For over a decade, researchers have suggested a high possibility of our Milky Way galaxy smashing into neighboring galaxy Andromeda around 5 billion years from now. The collision would merge the two galaxies into a single (very creatively named) “Milkomeda”—but new research now indicates that this is less likely than previously assumed.
Integrating new data from the Gaia and Hubble telescopes, an international team of researchers has simulated our galaxy’s movement for the next 10 billion years. The computer model also makes use of new mass estimates for other galaxies within the Local Group—a galactic group that hosts the Milky Way and Andromeda, among others. Ultimately, the simulation indicates that there is only about a 50% probability that the two galaxies will collide in the next 10 billion years, bolstering similar results from previous studies.
“Here we consider the latest and most accurate observations by the Gaia and Hubble space telescopes, along with recent consensus mass estimates, to derive possible future scenarios and identify the main sources of uncertainty in the evolution of the Local Group over the next 10 billion years,” the researchers, including experts from the University of Helsinki and Durham University, wrote in the study. “We found that uncertainties in the present positions, motions and masses of all galaxies leave room for drastically different outcomes and a probability of close to 50% that there will be no Milky Way–Andromeda merger during the next 10 billion years.”
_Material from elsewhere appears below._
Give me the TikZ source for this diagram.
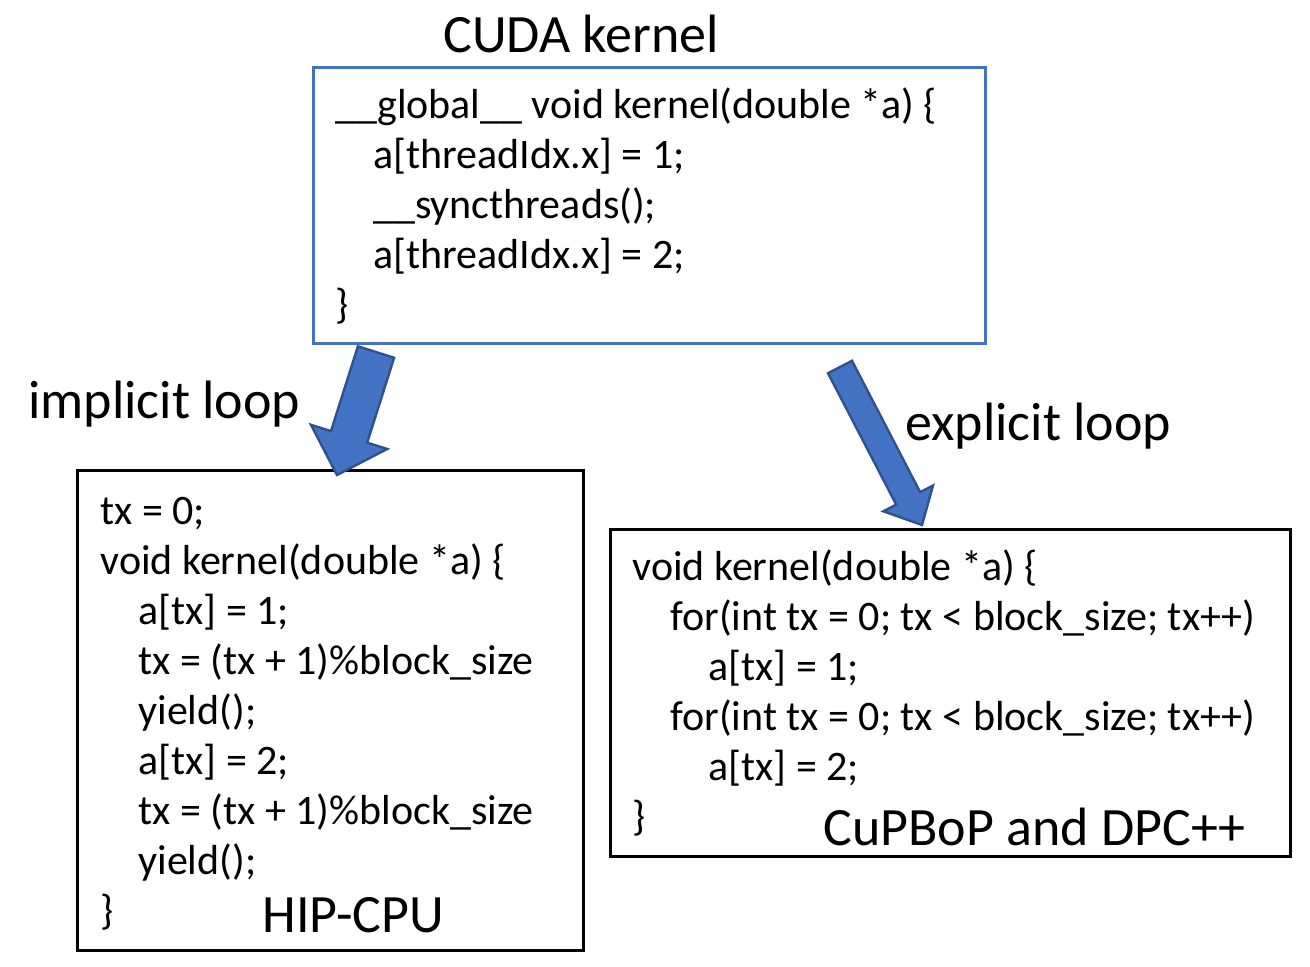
\documentclass[tikz,border=0pt]{standalone}
\usepackage{fontspec}
\setmainfont{Carlito}
\usetikzlibrary{calc,fit}
\definecolor{cudablue}{HTML}{4472C4}
\definecolor{arrowedge}{HTML}{2F528F}
\tikzset{
    kbox/.style={draw, line width=1.5pt, inner sep=0pt},
    code/.style={anchor=base west, align=left, inner sep=0pt, font=\fontsize{21}{25}\selectfont},
    lbl/.style={anchor=base west, inner sep=0pt, font=\fontsize{27}{32}\selectfont},
    fatarrow/.style={fill=cudablue, draw=arrowedge, line width=1.2pt, line join=miter}
}
\newcommand{\ind}{\hspace*{19pt}}
% block arrow: tail, tip, shaft half width, head length, head half width
\newcommand{\blockarrow}[5]{%
    \coordinate (#1-h) at ($(#2)!#4!(#1)$);
    \draw[fatarrow] ($(#1)!#3!90:(#2)$) -- ($(#1-h)!#3!90:(#2)$) -- ($(#1-h)!#5!90:(#2)$)
        -- (#2) -- ($(#1-h)!#5!-90:(#2)$) -- ($(#1-h)!#3!-90:(#2)$) -- ($(#1)!#3!-90:(#2)$) -- cycle;
}
\begin{document}
\begin{tikzpicture}[x=0.5pt, y=-0.5pt]
    \useasboundingbox (0,0) rectangle (1310,966);
    % boxes
    \node (cuda) [kbox, draw=cudablue, fit={(313,67) (985,343)}] {};
    \node (hip) [kbox, fit={(77,470) (583,950)}] {};
    \node (cupbop) [kbox, fit={(610,529) (1290,856)}] {};
    % code (placed at the baseline of its last line)
    \node (cudacode) [code] at (335,318) {\_\_global\_\_ void kernel(double *a) \{\\
        \ind a[threadIdx.x] = 1;\\
        \ind \_\_syncthreads();\\
        \ind a[threadIdx.x] = 2;\\
        \}};
    \node (hipcode) [code] at (100,924) {tx = 0;\\
        void kernel(double *a) \{\\
        \ind a[tx] = 1;\\
        \ind tx = (tx + 1)\%block\_size\\
        \ind yield();\\
        \ind a[tx] = 2;\\
        \ind tx = (tx + 1)\%block\_size\\
        \ind yield();\\
        \}};
    \node (cupbopcode) [code] at (632,830) {void kernel(double *a) \{\\
        \ind for(int tx = 0; tx < block\_size; tx++)\\
        \ind\ind a[tx] = 1;\\
        \ind for(int tx = 0; tx < block\_size; tx++)\\
        \ind\ind a[tx] = 2;\\
        \}};
    % labels
    \node (cudalbl) [lbl] at (443,52) {CUDA kernel};
    \node (impllbl) [lbl] at (28,418) {implicit loop};
    \node (expllbl) [lbl] at (905,440) {explicit loop};
    \node (hiplbl) [lbl] at (262,932) {HIP-CPU};
    \node (cupboplbl) [lbl] at (823,845) {CuPBoP and DPC++};
    % arrows
    \coordinate (impl) at (376,352);
    \coordinate (impltip) at (337,475);
    \coordinate (expl) at (840,367);
    \coordinate (expltip) at (922,525);
    \blockarrow{impl}{impltip}{9.5pt}{20pt}{20pt}
    \blockarrow{expl}{expltip}{6.75pt}{15pt}{14pt}
\end{tikzpicture}
\end{document}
Just as planets exert gravitational forces on each other, galaxies also impact their galactic neighbors. Specifically, Andromeda, the Triangulum galaxy, and the Large Magellanic Cloud (a galaxy orbiting the Milky Way) influence the Milky Way’s path. According to the researchers, previous analyses that calculated higher chances likely didn’t factor in the gravitational pull of the Large Magellanic Cloud. “The orbit of the Large Magellanic Cloud runs perpendicular to the Milky Way–Andromeda orbit and makes their merger less probable,” they explained.
Their simulation also accounted for uncertainties, another factor that could have lowered the probability. Still, the team highlights the fact that even with the newest information, there are still a number of unknowns that make it difficult to determine exactly how the Milky Way and Andromeda will move, although more data from the Gaia telescope could continue to refine their predictions.
While “Milkomeda” might never come to life, the researchers did find another highly likely collision almost certainly slated for sometime in the next two billion years: a Milky Way–Large Magellanic Cloud merger (I don’t even want to know what they’d call the resulting galaxy).
Nevertheless, “the fate of our Galaxy is still completely open,” they concluded.